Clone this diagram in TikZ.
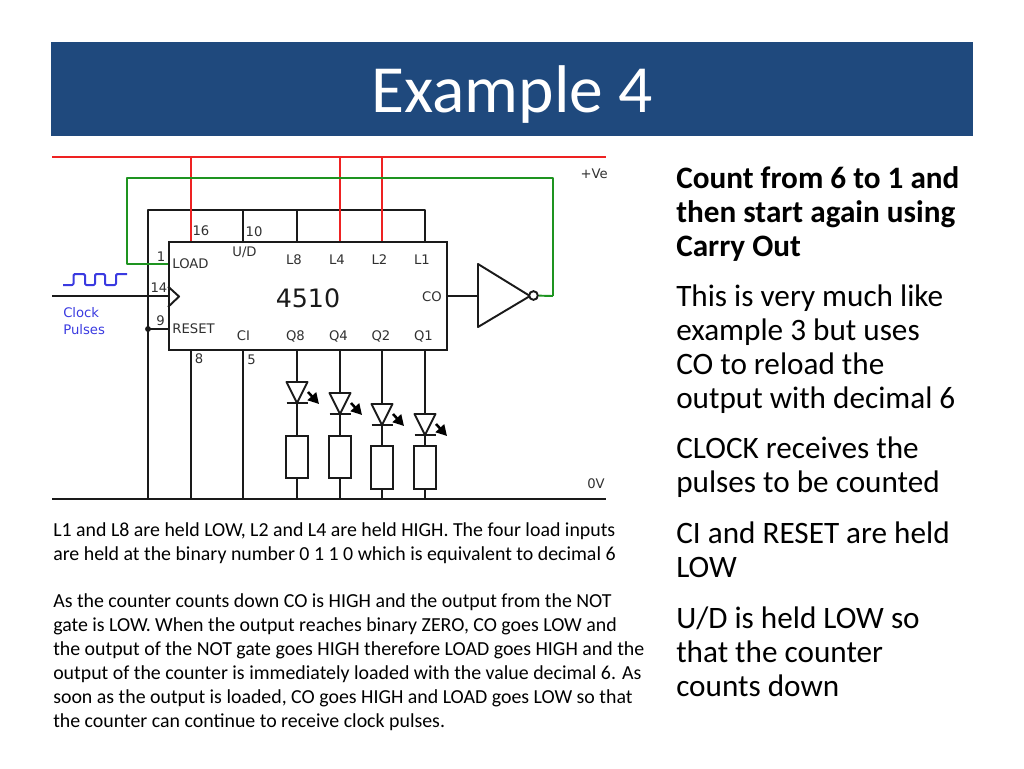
\documentclass[tikz,border=0pt]{standalone}
\usepackage{fontspec}
\setmainfont{Carlito}
\newfontfamily\djv{DejaVu Sans}
\usetikzlibrary{arrows.meta,calc}
\definecolor{hdr}{HTML}{1F497D}
\definecolor{wirered}{HTML}{EE2222}
\definecolor{wiregreen}{HTML}{1E9420}
\definecolor{clk}{HTML}{3A3AE0}
\definecolor{lab}{HTML}{303030}
\definecolor{wire}{HTML}{1A1A1A}
\tikzset{
  blk/.style={draw=wire,line width=1.45pt,line join=round},
  rd/.style={draw=wirered,line width=1.45pt},
  grn/.style={draw=wiregreen,line width=1.45pt,line join=round},
  pinlab/.style={font=\djv\fontsize{9.9}{11}\selectfont,text=lab,inner sep=0pt},
  rtext/.style={anchor=base west,inner sep=0pt,font=\fontsize{23.4}{27}\selectfont,text=black},
  ltext/.style={anchor=base west,inner sep=0pt,font=\fontsize{14.9}{18}\selectfont,text=black},
  chip/.style={draw=wire,line width=1.45pt,fill=white,minimum width=208.5pt,minimum height=81pt,inner sep=0pt},
  resistor/.style={draw=wire,line width=1.45pt,fill=white,minimum width=16.5pt,minimum height=32pt,inner sep=0pt},
}
\begin{document}
\begin{tikzpicture}[x=0.75pt,y=-0.75pt]
\useasboundingbox (0,0) rectangle (1024,768);
\fill[hdr] (51,42) rectangle (973,136);
\node[inner sep=0pt,text=white,font=\fontsize{50.6}{54}\selectfont] (title) at (512,95) {Example 4};

% key points
\coordinate (vl) at (52,157); \coordinate (vr) at (606,157);
\coordinate (gl) at (52,499); \coordinate (gnr) at (606,499);
\coordinate (t16) at (191,157); \coordinate (t4) at (340,157); \coordinate (t2) at (382,157);
\coordinate (j1) at (148,210); \coordinate (j2) at (425,210);
\coordinate (j10) at (243,210); \coordinate (j8) at (297,210);
\coordinate (b0) at (148,499);\coordinate (b8) at (191,499);\coordinate (b5) at (243,499);
\coordinate (g1) at (127,178); \coordinate (g2) at (553,178); \coordinate (g3) at (553,296);
\coordinate (g4) at (127,264);
\coordinate (clkl) at (52,296);

% chip
\node[chip] (ic) at (308,296) {};
\node[inner sep=0pt,text=wire,font=\djv\fontsize{19}{20}\selectfont] (n4510) at (308,298) {4510};

% power rails
\draw[draw=wirered,line width=0.8pt] (vl) -- (vr);
\draw[blk] (gl) -- (gnr);

% low wires
\draw[blk] (b0) -- (j1) -- (j2) -- (j2 |- ic.north);
\draw[blk] (j10) -- (j10 |- ic.north);
\draw[blk] (j8) -- (j8 |- ic.north);
\draw[blk] (b8) -- (b8 |- ic.south);
\draw[blk] (b5) -- (b5 |- ic.south);

% red
\draw[rd] (t16) -- (t16 |- ic.north);
\draw[rd] (t4) -- (t4 |- ic.north);
\draw[rd] (t2) -- (t2 |- ic.north);

% green
\coordinate (ici) at (ic.west |- g4);
\draw[grn] (ici) -- (g4) -- (g1) -- (g2) -- (g3);

% clock
\coordinate (icc) at (ic.west |- clkl);
\draw[blk] (clkl) -- (icc);
\draw[blk] ($(icc)+(0,-9.5)$) -- ($(icc)+(11,0.5)$) -- ($(icc)+(0,11)$);
\coordinate (rs) at (148,329);
\coordinate (icr) at (ic.west |- rs);
\draw[blk] (rs) -- (icr);
\fill[wire] (rs) circle (2.2pt);

% inverter
\node[draw=none,inner sep=0pt,minimum size=0pt] (invin) at (478,296) {};
\draw[blk] (ic.east) -- (invin);
\draw[blk,fill=white] (478,264) -- (530,296) -- (478,327) -- cycle;
\node[circle,draw=wire,line width=1.45pt,fill=white,minimum size=6.5pt,inner sep=0pt] (bub) at (533.5,295.5) {};
\draw[grn] (bub) -- (g3);

% LED columns: x, triangle top, resistor top, resistor bottom
\foreach \n/\x/\t/\rt/\rb in {a/297/382/436/478, b/340/393/436/478, c/382/404/446/489, d/425/414/446/489}{
  \coordinate (top\n) at (\x,350);
  \coordinate (bot\n) at (\x,499);
  \coordinate (apex\n) at (\x,\t+21);
  \node[resistor,minimum height={(\rb-\rt)*0.75pt}] (res\n) at (\x,{(\rt+\rb)/2}) {};
  \draw[blk] (top\n) -- (apex\n) -- (res\n.north);
  \draw[blk] (res\n.south) -- (bot\n);
  \draw[blk,fill=white] (\x-10.5,\t) -- (\x+10.5,\t) -- (apex\n) -- cycle;
  \draw[blk] (\x-10.5,\t+21) -- (\x+10.5,\t+21);
  \draw[draw=black,line width=1.9pt,-{Triangle[length=8pt,width=8.5pt]}] (\x+11,\t+10) -- (\x+22,\t+22);
}

% pulse
\draw[draw=clk,line width=1.5pt,line join=round,rounded corners=1pt] (63,285) -- (73.5,285) -- (73.5,274) -- (85,274) -- (85,285) -- (95,285) -- (95,274) -- (105,274) -- (105,285) -- (116,285) -- (116,274) -- (127,274);

% labels
\node[pinlab,text=clk,anchor=west] (cl1) at (63,313) {Clock};
\node[pinlab,text=clk,anchor=west] (cl2) at (63,330) {Pulses};
\node[pinlab] (p16) at (201,230.5) {16};
\node[pinlab] (p10) at (254,231.5) {10};
\node[pinlab] (p1) at (161,256.5) {1};
\node[pinlab] (p14) at (159,287.5) {14};
\node[pinlab] (p9) at (160.5,320.5) {9};
\node[pinlab] (p8) at (199,359) {8};
\node[pinlab] (p5) at (251.5,360) {5};
\node[pinlab] (lload) at (190.5,264) {LOAD};
\node[pinlab] (lreset) at (193.5,329) {RESET};
\node[pinlab] (lud) at (244.5,252.5) {U/D};
\node[pinlab] (l8) at (294,260) {L8};
\node[pinlab] (l4) at (337,260) {L4};
\node[pinlab] (l2) at (379.5,260) {L2};
\node[pinlab] (l1) at (422,260) {L1};
\node[pinlab] (lci) at (243.5,336) {CI};
\node[pinlab] (q8) at (295.5,336) {Q8};
\node[pinlab] (q4) at (338.5,336) {Q4};
\node[pinlab] (q2) at (381,336) {Q2};
\node[pinlab] (q1) at (423.5,336) {Q1};
\node[pinlab] (lco) at (432,297) {CO};
\node[pinlab,anchor=east] (ve) at (608,174) {+Ve};
\node[pinlab,anchor=east] (ov) at (605,484) {0V};

% right text
\foreach \i/\y/\s in {1/188/{\textbf{Count from 6 to 1 and}},2/222/{\textbf{then start again using}},3/256/{\textbf{Carry Out}},
 4/306/{This is very much like},5/340/{example 3 but uses},6/374/{CO to reload the},7/408/{output with decimal 6},
 8/458/{CLOCK receives the},9/492/{pulses to be counted},
 10/543/{CI and RESET are held},11/577/{LOW},
 12/628/{U/D is held LOW so},13/662/{that the counter},14/696/{counts down}}{
  \node[rtext] (r\i) at (676,\y) {\s};
}
% left text
\foreach \i/\y/\s in {1/536/{L1 and L8 are held LOW, L2 and L4 are held HIGH. The four load inputs},
 2/560/{are held at the binary number 0 1 1 0 which is equivalent to decimal 6},
 3/607/{As the counter counts down CO is HIGH and the output from the NOT},
 4/631/{gate is LOW. When the output reaches binary ZERO, CO goes LOW and},
 5/655/{the output of the NOT gate goes HIGH therefore LOAD goes HIGH and the},
 6/679/{output of the counter is immediately loaded with the value decimal 6. As},
 7/703/{soon as the output is loaded, CO goes HIGH and LOAD goes LOW so that},
 8/727/{the counter can continue to receive clock pulses.}}{
  \node[ltext] (t\i) at (53,\y) {\s};
}
\end{tikzpicture}
\end{document}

------------

WHAT IS REQUIRED: Leave out the pictures, then repeat the listing above exactly from its first line to the line with "(title) at (512,95)", inclusive.

CORRECT RESULT:
Clone this diagram in TikZ.
\documentclass[tikz,border=0pt]{standalone}
\usepackage{fontspec}
\setmainfont{Carlito}
\newfontfamily\djv{DejaVu Sans}
\usetikzlibrary{arrows.meta,calc}
\definecolor{hdr}{HTML}{1F497D}
\definecolor{wirered}{HTML}{EE2222}
\definecolor{wiregreen}{HTML}{1E9420}
\definecolor{clk}{HTML}{3A3AE0}
\definecolor{lab}{HTML}{303030}
\definecolor{wire}{HTML}{1A1A1A}
\tikzset{
  blk/.style={draw=wire,line width=1.45pt,line join=round},
  rd/.style={draw=wirered,line width=1.45pt},
  grn/.style={draw=wiregreen,line width=1.45pt,line join=round},
  pinlab/.style={font=\djv\fontsize{9.9}{11}\selectfont,text=lab,inner sep=0pt},
  rtext/.style={anchor=base west,inner sep=0pt,font=\fontsize{23.4}{27}\selectfont,text=black},
  ltext/.style={anchor=base west,inner sep=0pt,font=\fontsize{14.9}{18}\selectfont,text=black},
  chip/.style={draw=wire,line width=1.45pt,fill=white,minimum width=208.5pt,minimum height=81pt,inner sep=0pt},
  resistor/.style={draw=wire,line width=1.45pt,fill=white,minimum width=16.5pt,minimum height=32pt,inner sep=0pt},
}
\begin{document}
\begin{tikzpicture}[x=0.75pt,y=-0.75pt]
\useasboundingbox (0,0) rectangle (1024,768);
\fill[hdr] (51,42) rectangle (973,136);
\node[inner sep=0pt,text=white,font=\fontsize{50.6}{54}\selectfont] (title) at (512,95) {Example 4};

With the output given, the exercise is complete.